Dual decomposition for QPs in scenario tree NMPC

In the field of nonlinear model predictive control (NMPC) under uncertainty we use a robustification approach based on a scenario tree formulation. This approach is known to be less conservative than worst-case approaches. A main challenge of scenario tree NMPC in high-dimensional uncertainty spaces is the exponential growth of the number of scenarios for possible parameter realizations. Hence, the solution of the resulting optimization problem in every NMPC iteration becomes a bottleneck for the computation. We have to solve the problem with fast numerical methods to ensure real-time applicability of scenario tree NMPC. By a multiple shooting discretization we discretize the optimal control problems of an NMPC iteration to obtain a sequence of Nonlinear Programs that we solve by a real-time feasible variant of Sequential Quadratic Programming (SQP).
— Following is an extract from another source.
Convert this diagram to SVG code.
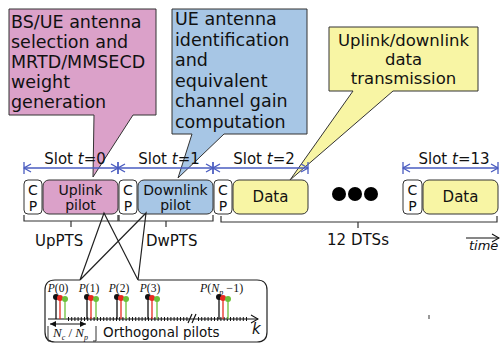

Every single Quadratic Programming problem (QP) exhibits a particular structure originating from the scenario tree. We use a dual decomposition approach on the non-anticipativity constraints from the scenario tree formulation to decouple the large-scale QP into many smaller QPs that each correspond to one scenario in the scenario tree. Within an outer level non-smooth Newton iteration in the dual space of the coupling constraints, the decoupled scenario QPs can be solved in a massively parallel fashion. In the final part of this contribution we present numerical results for NMPC with large scenario trees.